◆ **Provided data**
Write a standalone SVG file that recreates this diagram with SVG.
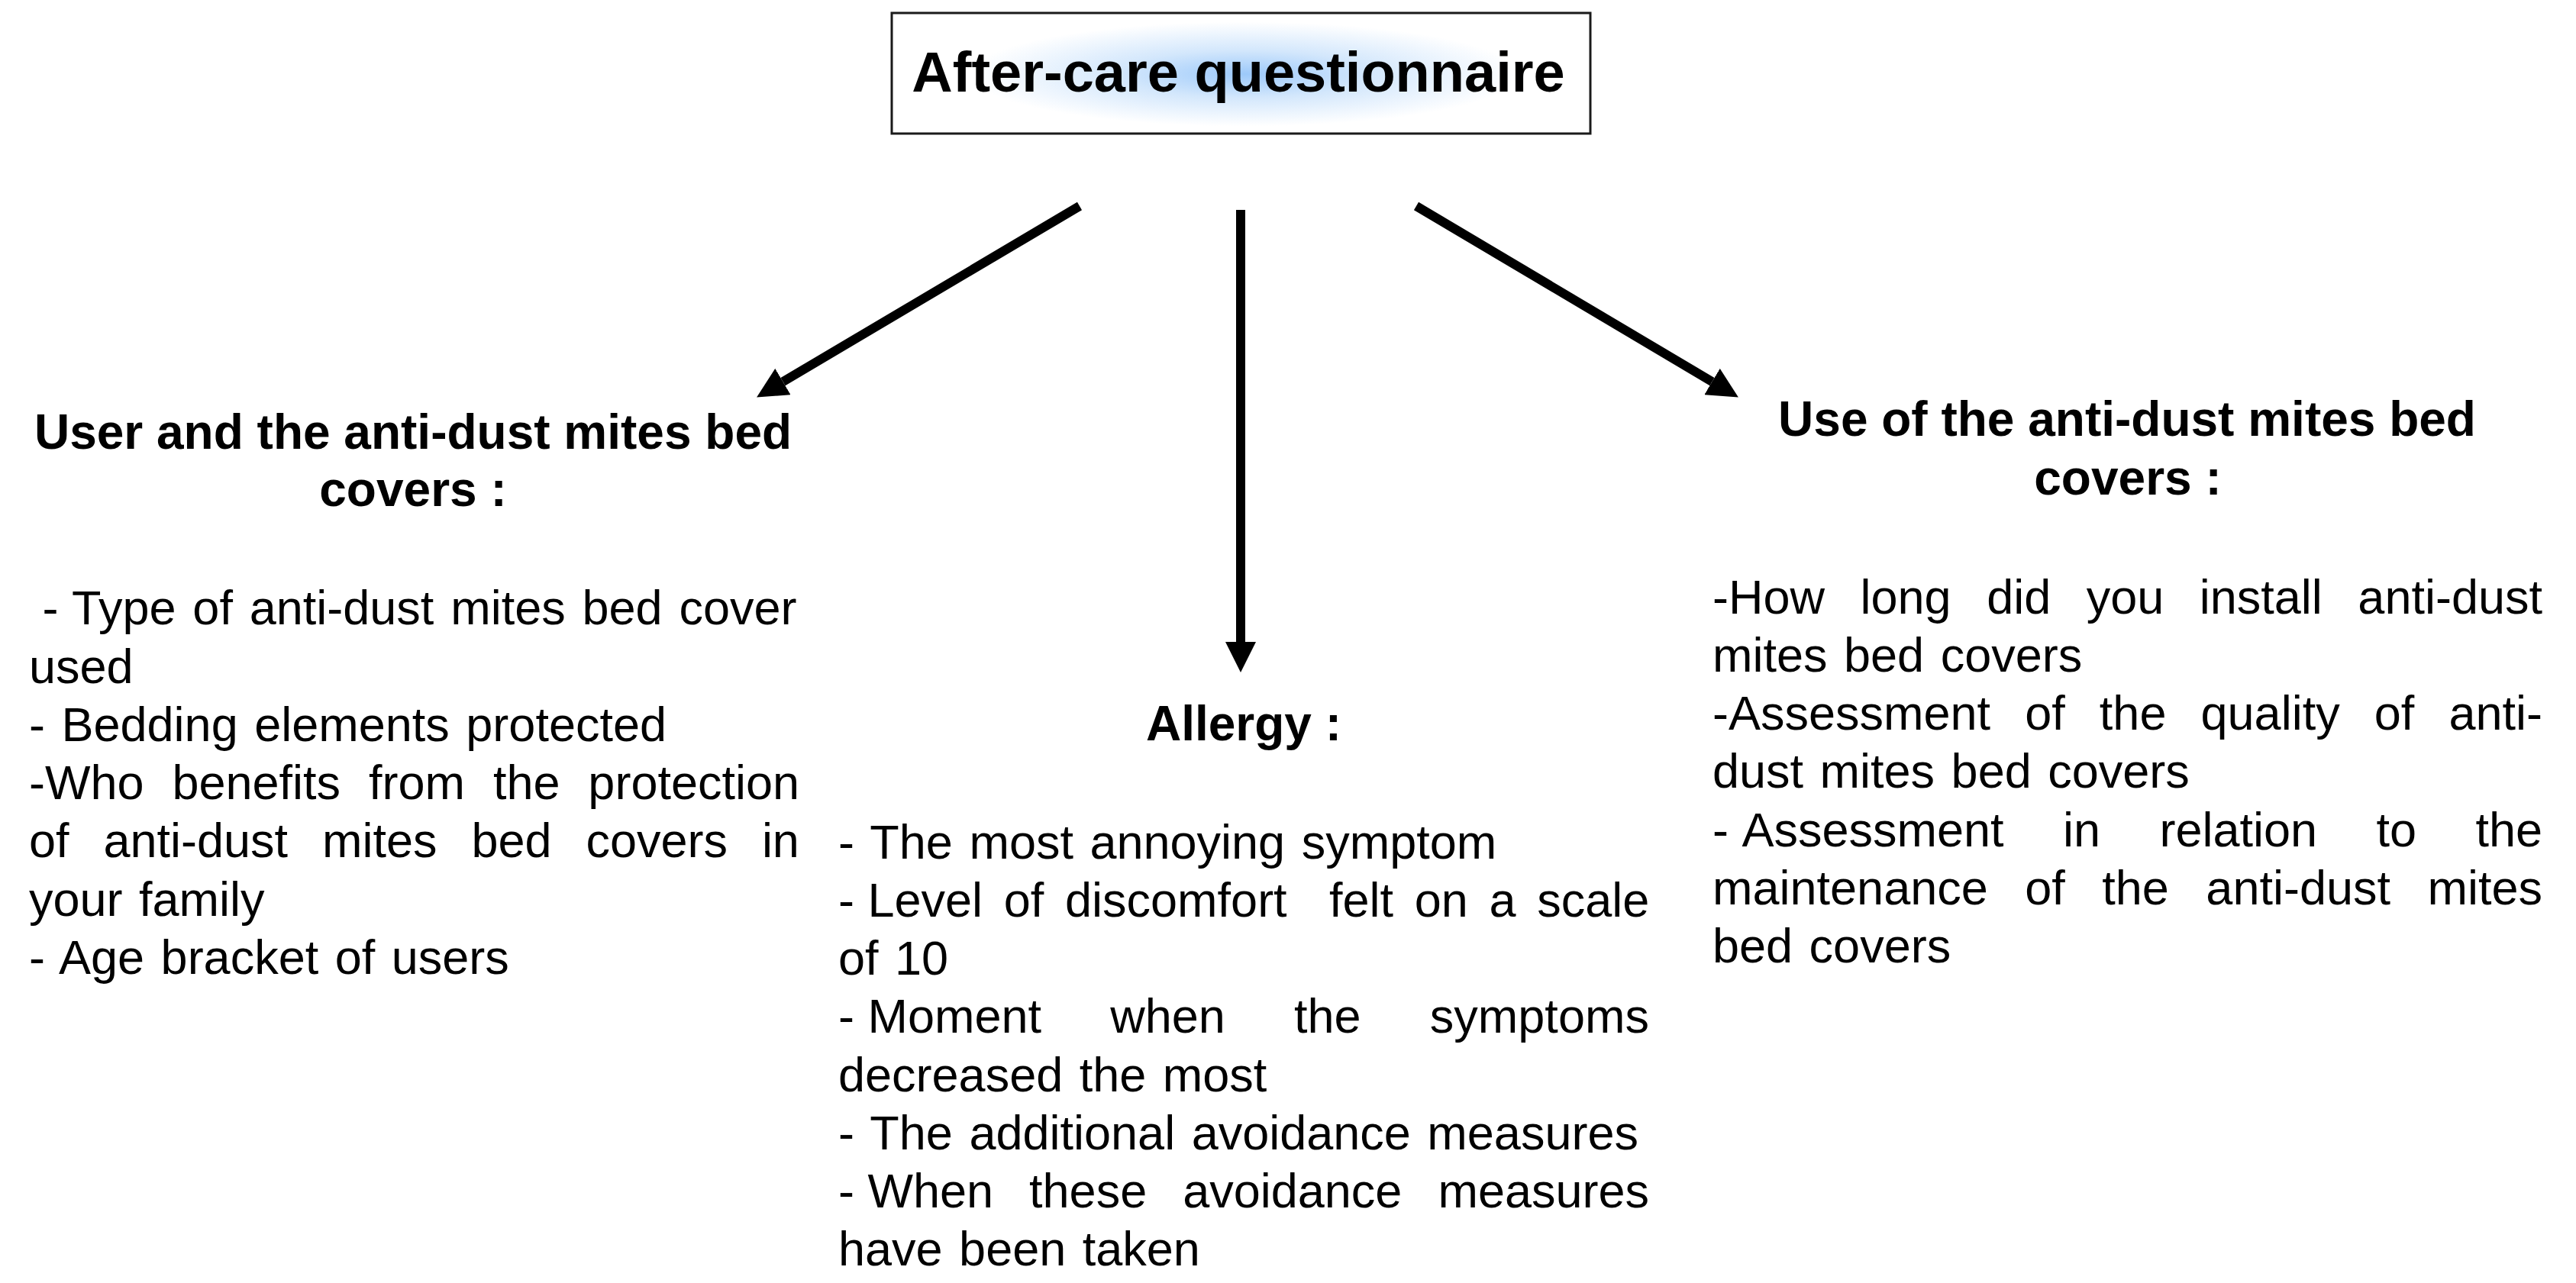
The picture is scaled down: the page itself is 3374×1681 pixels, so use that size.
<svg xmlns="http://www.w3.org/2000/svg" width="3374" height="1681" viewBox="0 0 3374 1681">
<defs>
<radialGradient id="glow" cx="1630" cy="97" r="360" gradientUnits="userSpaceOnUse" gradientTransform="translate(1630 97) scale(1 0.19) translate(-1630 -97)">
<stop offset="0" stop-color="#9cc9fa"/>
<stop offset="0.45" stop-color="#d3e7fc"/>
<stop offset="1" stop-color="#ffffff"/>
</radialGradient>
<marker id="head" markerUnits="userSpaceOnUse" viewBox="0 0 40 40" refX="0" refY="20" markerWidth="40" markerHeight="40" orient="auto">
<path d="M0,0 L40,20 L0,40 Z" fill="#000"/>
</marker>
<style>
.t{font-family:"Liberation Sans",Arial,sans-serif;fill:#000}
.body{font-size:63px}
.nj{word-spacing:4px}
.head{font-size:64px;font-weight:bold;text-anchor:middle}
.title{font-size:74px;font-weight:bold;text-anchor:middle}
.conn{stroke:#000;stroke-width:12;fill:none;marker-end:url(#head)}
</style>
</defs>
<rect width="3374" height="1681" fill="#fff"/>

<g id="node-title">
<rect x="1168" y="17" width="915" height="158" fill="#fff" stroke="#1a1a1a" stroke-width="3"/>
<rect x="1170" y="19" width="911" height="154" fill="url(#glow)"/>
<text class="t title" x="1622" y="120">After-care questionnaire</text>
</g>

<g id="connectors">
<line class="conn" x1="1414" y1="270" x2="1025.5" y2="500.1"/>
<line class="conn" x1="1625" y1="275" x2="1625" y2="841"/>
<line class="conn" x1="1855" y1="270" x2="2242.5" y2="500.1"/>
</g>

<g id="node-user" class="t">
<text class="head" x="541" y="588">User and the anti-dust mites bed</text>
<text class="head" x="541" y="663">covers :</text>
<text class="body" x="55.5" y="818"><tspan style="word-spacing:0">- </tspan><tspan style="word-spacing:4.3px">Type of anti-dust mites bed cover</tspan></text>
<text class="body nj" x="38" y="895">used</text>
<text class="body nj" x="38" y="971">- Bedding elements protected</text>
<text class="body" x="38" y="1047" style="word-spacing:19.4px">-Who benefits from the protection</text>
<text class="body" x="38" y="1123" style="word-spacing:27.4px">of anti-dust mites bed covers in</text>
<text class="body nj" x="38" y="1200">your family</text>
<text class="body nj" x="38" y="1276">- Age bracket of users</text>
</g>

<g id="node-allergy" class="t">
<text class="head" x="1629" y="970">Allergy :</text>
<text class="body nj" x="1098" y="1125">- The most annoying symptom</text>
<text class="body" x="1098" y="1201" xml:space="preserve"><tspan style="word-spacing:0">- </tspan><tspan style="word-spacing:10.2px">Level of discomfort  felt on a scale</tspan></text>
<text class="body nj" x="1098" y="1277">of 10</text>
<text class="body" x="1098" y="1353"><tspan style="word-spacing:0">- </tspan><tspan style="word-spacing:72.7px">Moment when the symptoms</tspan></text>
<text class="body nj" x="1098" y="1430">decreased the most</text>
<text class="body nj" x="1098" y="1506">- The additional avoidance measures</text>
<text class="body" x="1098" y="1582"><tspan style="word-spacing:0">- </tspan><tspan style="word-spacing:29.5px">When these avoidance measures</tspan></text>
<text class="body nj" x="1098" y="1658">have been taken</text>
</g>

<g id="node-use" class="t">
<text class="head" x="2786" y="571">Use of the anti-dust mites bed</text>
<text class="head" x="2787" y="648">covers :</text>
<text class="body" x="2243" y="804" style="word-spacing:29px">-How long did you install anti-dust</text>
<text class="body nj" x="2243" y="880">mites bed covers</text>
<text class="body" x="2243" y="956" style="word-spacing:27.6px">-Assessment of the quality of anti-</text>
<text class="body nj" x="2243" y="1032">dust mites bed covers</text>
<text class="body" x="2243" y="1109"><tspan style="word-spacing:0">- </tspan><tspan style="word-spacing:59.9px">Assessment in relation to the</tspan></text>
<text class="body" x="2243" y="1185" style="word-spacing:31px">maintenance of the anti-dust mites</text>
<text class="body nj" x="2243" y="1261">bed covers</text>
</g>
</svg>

◆ **Problem details**
Reproduce every line precisely as given, omitting all pictures.

◆ **Task response**
Write a standalone SVG file that recreates this diagram with SVG.
The picture is scaled down: the page itself is 3374×1681 pixels, so use that size.
<svg xmlns="http://www.w3.org/2000/svg" width="3374" height="1681" viewBox="0 0 3374 1681">
<defs>
<radialGradient id="glow" cx="1630" cy="97" r="360" gradientUnits="userSpaceOnUse" gradientTransform="translate(1630 97) scale(1 0.19) translate(-1630 -97)">
<stop offset="0" stop-color="#9cc9fa"/>
<stop offset="0.45" stop-color="#d3e7fc"/>
<stop offset="1" stop-color="#ffffff"/>
</radialGradient>
<marker id="head" markerUnits="userSpaceOnUse" viewBox="0 0 40 40" refX="0" refY="20" markerWidth="40" markerHeight="40" orient="auto">
<path d="M0,0 L40,20 L0,40 Z" fill="#000"/>
</marker>
<style>
.t{font-family:"Liberation Sans",Arial,sans-serif;fill:#000}
.body{font-size:63px}
.nj{word-spacing:4px}
.head{font-size:64px;font-weight:bold;text-anchor:middle}
.title{font-size:74px;font-weight:bold;text-anchor:middle}
.conn{stroke:#000;stroke-width:12;fill:none;marker-end:url(#head)}
</style>
</defs>
<rect width="3374" height="1681" fill="#fff"/>

<g id="node-title">
<rect x="1168" y="17" width="915" height="158" fill="#fff" stroke="#1a1a1a" stroke-width="3"/>
<rect x="1170" y="19" width="911" height="154" fill="url(#glow)"/>
<text class="t title" x="1622" y="120">After-care questionnaire</text>
</g>

<g id="connectors">
<line class="conn" x1="1414" y1="270" x2="1025.5" y2="500.1"/>
<line class="conn" x1="1625" y1="275" x2="1625" y2="841"/>
<line class="conn" x1="1855" y1="270" x2="2242.5" y2="500.1"/>
</g>

<g id="node-user" class="t">
<text class="head" x="541" y="588">User and the anti-dust mites bed</text>
<text class="head" x="541" y="663">covers :</text>
<text class="body" x="55.5" y="818"><tspan style="word-spacing:0">- </tspan><tspan style="word-spacing:4.3px">Type of anti-dust mites bed cover</tspan></text>
<text class="body nj" x="38" y="895">used</text>
<text class="body nj" x="38" y="971">- Bedding elements protected</text>
<text class="body" x="38" y="1047" style="word-spacing:19.4px">-Who benefits from the protection</text>
<text class="body" x="38" y="1123" style="word-spacing:27.4px">of anti-dust mites bed covers in</text>
<text class="body nj" x="38" y="1200">your family</text>
<text class="body nj" x="38" y="1276">- Age bracket of users</text>
</g>

<g id="node-allergy" class="t">
<text class="head" x="1629" y="970">Allergy :</text>
<text class="body nj" x="1098" y="1125">- The most annoying symptom</text>
<text class="body" x="1098" y="1201" xml:space="preserve"><tspan style="word-spacing:0">- </tspan><tspan style="word-spacing:10.2px">Level of discomfort  felt on a scale</tspan></text>
<text class="body nj" x="1098" y="1277">of 10</text>
<text class="body" x="1098" y="1353"><tspan style="word-spacing:0">- </tspan><tspan style="word-spacing:72.7px">Moment when the symptoms</tspan></text>
<text class="body nj" x="1098" y="1430">decreased the most</text>
<text class="body nj" x="1098" y="1506">- The additional avoidance measures</text>
<text class="body" x="1098" y="1582"><tspan style="word-spacing:0">- </tspan><tspan style="word-spacing:29.5px">When these avoidance measures</tspan></text>
<text class="body nj" x="1098" y="1658">have been taken</text>
</g>

<g id="node-use" class="t">
<text class="head" x="2786" y="571">Use of the anti-dust mites bed</text>
<text class="head" x="2787" y="648">covers :</text>
<text class="body" x="2243" y="804" style="word-spacing:29px">-How long did you install anti-dust</text>
<text class="body nj" x="2243" y="880">mites bed covers</text>
<text class="body" x="2243" y="956" style="word-spacing:27.6px">-Assessment of the quality of anti-</text>
<text class="body nj" x="2243" y="1032">dust mites bed covers</text>
<text class="body" x="2243" y="1109"><tspan style="word-spacing:0">- </tspan><tspan style="word-spacing:59.9px">Assessment in relation to the</tspan></text>
<text class="body" x="2243" y="1185" style="word-spacing:31px">maintenance of the anti-dust mites</text>
<text class="body nj" x="2243" y="1261">bed covers</text>
</g>
</svg>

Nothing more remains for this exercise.